* begin *

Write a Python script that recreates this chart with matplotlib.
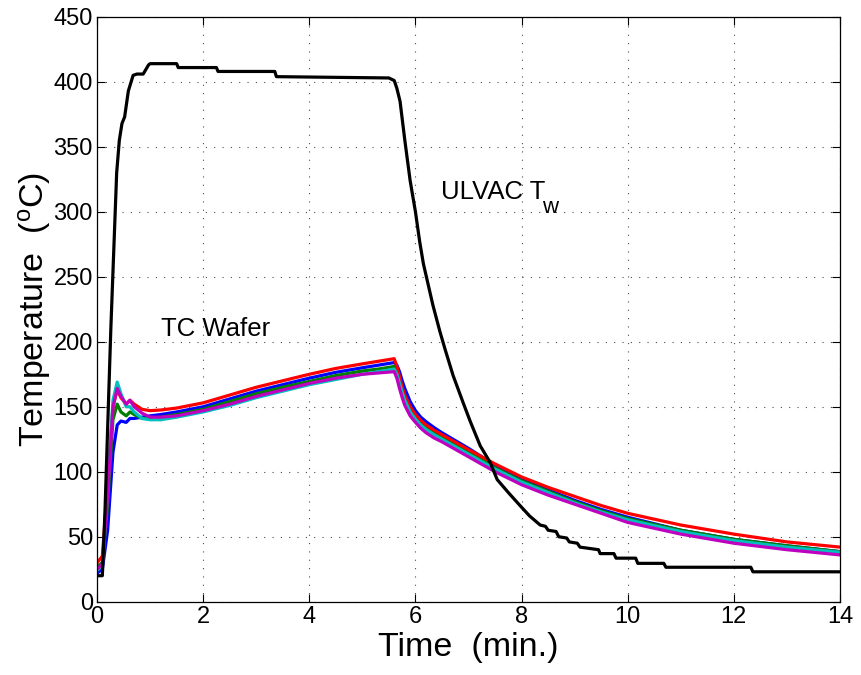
import matplotlib
matplotlib.use("Agg")
import matplotlib.pyplot as plt

plt.rcParams["font.family"] = ["Liberation Sans", "DejaVu Sans"]
plt.rcParams["mathtext.fontset"] = "custom"
plt.rcParams["mathtext.rm"] = "Liberation Sans"
plt.rcParams["mathtext.it"] = "Liberation Sans:italic"

# ---- data ----
t_tc = [0, 0.1, 0.2, 0.3, 0.38, 0.45, 0.55, 0.62, 0.7, 0.85, 1.0, 1.2, 1.5, 2.0, 2.5,
        3.0, 3.5, 4.0, 4.5, 5.0, 5.3, 5.6, 5.65, 5.7, 5.75, 5.8, 5.9, 6.0, 6.1, 6.2,
        6.35, 6.5, 7.0, 7.5, 8.0, 8.5, 9.0, 9.5, 10, 11, 12, 13, 14]

tc_blue = [22, 25, 55, 115, 136, 139, 138, 141, 141, 142, 143, 144, 146, 150, 156,
           162, 167, 172, 176.5, 180, 182, 184, 182, 177, 170, 164, 154, 147, 142, 138.5,
           134, 130, 118, 105, 94, 86, 78, 71, 65, 55, 48, 43, 38.5]
tc_green = [27, 30, 75, 140, 152, 146, 143, 146, 144, 141, 141, 142, 144, 148, 154,
            160, 165, 169.5, 174, 177.5, 179, 181, 177, 170, 163, 157, 148, 142, 137.5, 134,
            130, 126.5, 115, 103, 93, 85, 77, 70, 64, 55, 48, 43, 38.5]
tc_red = [30, 35, 90, 150, 163, 157, 152, 155, 152, 148, 147, 147.5, 149, 153, 159,
          165, 170, 175, 179.5, 183, 185, 187, 181, 173, 165, 159, 150, 144, 139.5, 136,
          132, 128.5, 117, 106, 96, 88, 81, 74, 68, 59, 52, 46, 42]
tc_cyan = [24, 28, 85, 155, 169, 160, 150, 150, 146, 141, 140, 140, 142, 146, 151,
           157, 162, 167, 171, 175, 177, 179, 175, 168, 161, 155, 146, 140.5, 136, 132.5,
           128.5, 125, 113.5, 102, 92, 84, 76, 69, 63, 54, 47, 42, 38]
tc_magenta = [25, 29, 82, 150, 164, 158, 152, 155, 150, 145, 142, 142, 143, 147, 152,
              158, 163, 168, 172, 175, 176, 177, 172, 164, 157, 151, 143, 138, 133.5, 130,
              126, 123, 111.5, 100, 90, 82, 75, 68, 61, 52, 45, 40, 36]

t_ulvac = [0, 0.1, 0.15, 0.26, 0.37, 0.42, 0.47, 0.52, 0.59, 0.68, 0.75, 0.87,
           0.97, 1.0, 1.5, 1.53, 2.25, 2.28, 3.35, 3.38, 5.5, 5.6, 5.65, 5.71, 5.8, 5.9,
           6.0, 6.08, 6.15, 6.33, 6.46, 6.56, 6.71, 6.9, 7.03, 7.22, 7.41, 7.54, 7.75, 7.97,
           8.15, 8.35, 8.45, 8.5, 8.65, 8.7, 8.85, 8.9, 9.05, 9.1, 9.45, 9.48, 9.74, 9.78,
           10.15, 10.19, 10.68, 10.72, 12.32, 12.36, 14]
T_ulvac = [20, 20, 70, 210, 330, 355, 368, 373, 393, 405, 406, 406,
           413, 414, 414, 411, 411, 408, 408, 404, 403, 401, 395, 385, 355, 324,
           300, 277, 260, 228, 208, 194, 174, 153, 139, 120, 107, 94, 84, 74,
           66, 59, 58, 55, 54, 50, 49, 46, 45, 42, 40, 37, 37, 33.5,
           33.5, 29.5, 29.5, 26.5, 26.5, 23, 23]

series = [((0, 0, 1), tc_blue), ((0, 0.5, 0), tc_green),
          ((1, 0, 0), tc_red), ((0, 0.75, 0.75), tc_cyan),
          ((0.75, 0, 0.75), tc_magenta)]

fig = plt.figure(figsize=(8.61, 6.75), dpi=100)
ax = fig.add_axes([0.1127, 0.1086, 0.8629, 0.8664])

for col, vals in series:
    ax.plot(t_tc, vals, color=col, lw=2.3, solid_joinstyle="round")
ax.plot(t_ulvac, T_ulvac, color="k", lw=2.3, solid_joinstyle="round")

ax.set_xlim(0, 14)
ax.set_ylim(0, 450)
ax.set_xticks(range(0, 15, 2))
ax.set_yticks(range(0, 451, 50))
ax.grid(True, linestyle=(0, (1, 6.5)), color="0.3", lw=0.8)
ax.tick_params(direction="in", top=True, right=True, labelsize=17, length=6, pad=3)
for s in ax.spines.values():
    s.set_linewidth(0.9)

ax.set_xlabel("Time  (min.)", fontsize=24.5, labelpad=3)
ax.set_ylabel(r"Temperature  ($^{\rm o}$C)", fontsize=24.5, labelpad=0)

ax.text(2.24, 210, "TC Wafer", fontsize=18.5, ha="center", va="center")
ax.text(6.48, 315, "ULVAC T", fontsize=18.5, ha="left", va="center")
ax.text(8.38, 303, "w", fontsize=16, ha="left", va="center")

fig.savefig("out.png", dpi=100)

* end *

Of the lines in the material above, state how many contain the string "matplotlib"; give no other text.

__THE OUTPUT__
4